I hope this clarifies my explanation of the contrast being there during the CT:

Needles are inserted through the back into the disc near the suspect area, guided by fluoroscope imaging. Fluid is then injected to pressurise the disc, any pain responses are recorded.

This is repeated in random order for the various discs, without the patient knowing which disc is pressurised. This can be used to detect patients who may be exaggerating their symptoms, or to assess their pain response and hence their suitability for recovery from possible surgery (often a Discectomy).

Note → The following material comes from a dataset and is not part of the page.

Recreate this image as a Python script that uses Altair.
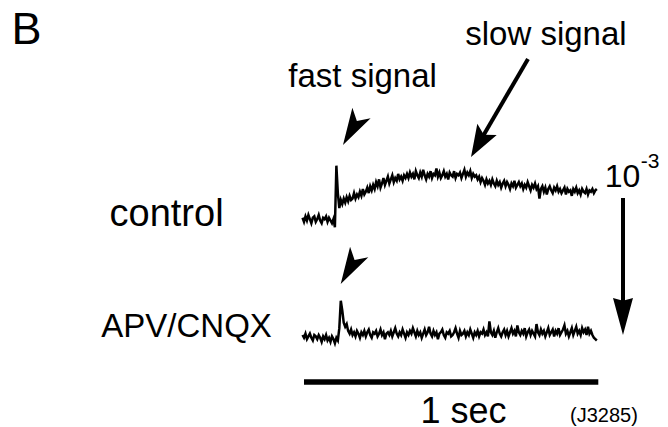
import altair as alt
import pandas as pd

# ---------------- data (signal in units of 1e-3 dF/F, time in s) ----------------
T_START = -0.005
DT = 0.005

control = [
    -0.02, -0.05, -0.01, -0.04, 0.00, -0.03, -0.06, -0.02, -0.01, -0.05, -0.03,
    0.00, -0.04, -0.06, -0.02, -0.03, -0.01, -0.05, -0.02, -0.04, -0.06, -0.03,
    -0.09,
    0.36,
    0.16,
    0.05,
    0.11, 0.08, 0.12, 0.09, 0.13, 0.10, 0.14, 0.11, 0.12, 0.16, 0.12,
    0.15, 0.13, 0.17, 0.14, 0.19, 0.15, 0.17, 0.20, 0.16, 0.21, 0.18,
    0.22, 0.19, 0.24, 0.21, 0.26, 0.20, 0.23, 0.27, 0.22, 0.25, 0.28, 0.23,
    0.26, 0.29, 0.24, 0.27, 0.25, 0.30, 0.26, 0.28, 0.25, 0.29, 0.27, 0.30,
    0.27, 0.31, 0.28, 0.30, 0.26, 0.32, 0.29, 0.27, 0.31, 0.28, 0.33, 0.29, 0.26, 0.30,
    0.28, 0.32, 0.27, 0.30, 0.29, 0.34, 0.28, 0.31, 0.27, 0.29, 0.32, 0.28, 0.30, 0.26,
    0.31, 0.29, 0.28, 0.32, 0.27, 0.30, 0.29, 0.31, 0.27, 0.30, 0.33, 0.28, 0.31, 0.29,
    0.32, 0.27, 0.30, 0.28, 0.29, 0.26, 0.28, 0.24, 0.27, 0.25, 0.22, 0.26, 0.23, 0.25,
    0.22, 0.26, 0.23, 0.21, 0.25, 0.22, 0.24, 0.20, 0.23, 0.25, 0.21, 0.24,
    0.22, 0.19, 0.23, 0.21, 0.25, 0.20, 0.22, 0.24, 0.21, 0.23, 0.19, 0.22,
    0.20, 0.24, 0.21, 0.18, 0.22, 0.20, 0.23, 0.19, 0.21, 0.12,
    0.19, 0.21, 0.17, 0.20, 0.15, 0.19, 0.21, 0.18, 0.16, 0.20, 0.18, 0.21, 0.17,
    0.19, 0.16, 0.18, 0.20, 0.15, 0.19, 0.17, 0.18, 0.14, 0.19, 0.17, 0.20, 0.16,
    0.18, 0.15, 0.19, 0.17, 0.16, 0.19, 0.15, 0.18, 0.17, 0.19, 0.16, 0.18, 0.19,
]

apv_cnqx = [
    0.00, -0.02, 0.01, -0.03, -0.01, 0.01, -0.02, -0.04, 0.00, -0.01, -0.03, 0.00, -0.02,
    -0.05, -0.01, -0.03, 0.00, -0.04, -0.02, -0.05, -0.01, -0.03, -0.06, -0.02, -0.04,
    0.05, 0.25, 0.18, 0.09, 0.06, 0.08, 0.03,
    0.01, 0.04, 0.00, 0.02, -0.01, 0.03, 0.01, -0.02, 0.02, 0.00, 0.03, -0.01, 0.02,
    0.04, 0.00, -0.02, 0.02, 0.01, 0.03, -0.01, 0.01, 0.04, 0.00, 0.02, -0.03, 0.01,
    0.02, 0.00, 0.03, -0.01, 0.02, 0.05, 0.01, -0.01, 0.02, 0.00, 0.04, 0.01, -0.02,
    0.02, 0.00, 0.03, 0.01, 0.05, 0.02, -0.01, 0.03, 0.00, 0.02, -0.02, 0.01, 0.04,
    0.00, 0.02, 0.06, 0.01, -0.01, 0.03, 0.00, 0.02, -0.03, 0.01, 0.02, 0.04, 0.00,
    -0.02, 0.02, 0.01, 0.03, -0.01, 0.00, 0.02, 0.05, 0.01, -0.02, 0.03, 0.00, 0.01,
    0.03, -0.01, 0.02, 0.00, 0.04, 0.01, -0.02, 0.02, 0.00, 0.03, -0.01, 0.02, 0.01,
    0.04, 0.00, 0.02, -0.01, 0.10, 0.02, 0.00, 0.03, -0.02, 0.02, 0.05, 0.01, -0.01,
    0.02, 0.04, 0.00, 0.03, -0.01, 0.02, 0.05, 0.01, 0.03, -0.01, 0.07, 0.02, 0.00,
    0.03, 0.01, 0.05, -0.01, 0.02, 0.04, 0.00, 0.03, 0.01, -0.01, 0.08, 0.02, 0.00,
    0.04, 0.01, 0.03, -0.01, 0.02, 0.05, 0.00, 0.02, 0.04, -0.01, 0.03, 0.01, 0.05,
    0.00, 0.02, 0.04, 0.07, 0.01, 0.03, -0.01, 0.02, 0.05, 0.00, 0.03, 0.06, 0.01,
    0.03, 0.00, 0.05, 0.02, 0.04, 0.00, 0.06, 0.01, 0.03, 0.00, -0.02, -0.03, -0.04,
]

APV_OFFSET = -0.876   # vertical display offset of the lower trace

label_text = ["B", "fast signal", "slow signal", "control", "APV/CNQX",
              "10", "-3", "1 sec", "(J3285)"]
label_x = [-0.943, 0.199, 0.822, -0.467, -0.399, 1.082, 1.176, 0.542, 1.019]
label_y = [1.248, 0.934, 1.241, -0.078, -0.890, 0.204, 0.341, -1.516, -1.509]
label_size = [45, 33, 33, 38, 33, 32, 21, 36, 20]

# ---------------- tables ----------------
rows = []
for i, v in enumerate(control):
    rows.append({"t": T_START + i * DT, "v": v, "trace": "control"})
for i, v in enumerate(apv_cnqx):
    rows.append({"t": T_START + i * DT, "v": v + APV_OFFSET, "trace": "APV/CNQX"})
traces = pd.DataFrame(rows)

labels = pd.DataFrame({"x": label_x, "y": label_y, "text": label_text, "size": label_size})

shafts = pd.DataFrame({
    "x": [0.7611, 1.0839, 0.0],
    "y": [1.1387, 0.1241, -1.219],
    "x2": [0.5946, 1.0839, 1.0],
    "y2": [0.5255, -0.75, -1.219],
    "w": [4, 4, 5.5],
})

fast_heads = pd.DataFrame({"x": [0.1325, 0.1247], "y": [0.5109, -0.5036], "angle": [210, 210]})
slow_head = pd.DataFrame({"x": [0.5675], "y": [0.4234], "angle": [210]})
vert_head = pd.DataFrame({"x": [1.0839], "y": [-0.8759], "angle": [180]})

XS = alt.Scale(domain=[-1.00578, 1.20965], nice=False, zero=False)
YS = alt.Scale(domain=[-1.54745, 1.51095], nice=False, zero=False)
FONT = "Liberation Sans"

line = alt.Chart(traces).mark_line(color="black", strokeWidth=2.5).encode(
    x=alt.X("t:Q", scale=XS, axis=None),
    y=alt.Y("v:Q", scale=YS, axis=None),
    detail="trace:N",
)

text = alt.Chart(labels).mark_text(
    font=FONT, color="black", align="center", baseline="alphabetic"
).encode(
    x=alt.X("x:Q", scale=XS, axis=None),
    y=alt.Y("y:Q", scale=YS, axis=None),
    text="text:N",
    size=alt.Size("size:Q", scale=None, legend=None),
)

rules = alt.Chart(shafts).mark_rule(color="black", strokeCap="butt").encode(
    x=alt.X("x:Q", scale=XS, axis=None),
    y=alt.Y("y:Q", scale=YS, axis=None),
    x2="x2:Q",
    y2="y2:Q",
    strokeWidth=alt.StrokeWidth("w:Q", scale=None, legend=None),
)


def heads(df, path, length):
    return alt.Chart(df).mark_point(
        shape=path, filled=True, color="black", opacity=1, strokeWidth=0, size=length * length
    ).encode(
        x=alt.X("x:Q", scale=XS, axis=None),
        y=alt.Y("y:Q", scale=YS, axis=None),
        angle=alt.Angle("angle:Q", scale=None),
    )


FAST_PATH = "M0,0 L0.57,2 L0,1.5 L-0.57,2 Z"
SLOW_PATH = "M0,0 L0.7,2 L0,1.6 L-0.7,2 Z"
VERT_PATH = "M0,0 L0.54,2 L0,1.85 L-0.54,2 Z"

chart = alt.layer(
    line,
    rules,
    heads(fast_heads, FAST_PATH, 37),
    heads(slow_head, SLOW_PATH, 32),
    heads(vert_head, VERT_PATH, 37),
    text,
).properties(
    width=652, height=419, padding=0, autosize=alt.AutoSizeParams(type="none"),
    background="white",
).configure_view(stroke=None)

chart.save("out.html", embed_options={"renderer": "svg", "actions": False})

A *contrast agent is introduced*, and after the procedure a CT scan identifies leakage from the discs to identify any spinal disc herniation.


----------



## donnajrichmond (Aug 22, 2011)

jgf-CPC said:


> I hope this clarifies my explanation of the contrast being there during the CT:
> 
> Needles are inserted through the back into the disc near the suspect area, guided by fluoroscope imaging. Fluid is then injected to pressurise the disc, any pain responses are recorded.
> 
> ...



Yes, but look at your description- the contrast is injected into the disc.  It is not injected intrathecally nor is it IV. .  Just the fact that there is contrast does not mean that a "with contrast" CT should be coded.  You do not code "with contrast" for an exam where only oral contrast is given, even though there is contrast seen in the images.  Nor would you code a "with contrast" exam for a CT of the urinary tract when the contrast is injected through a bladder catheter.  Contrast is seen on the CT but it is still a "without contrast" exam.


----------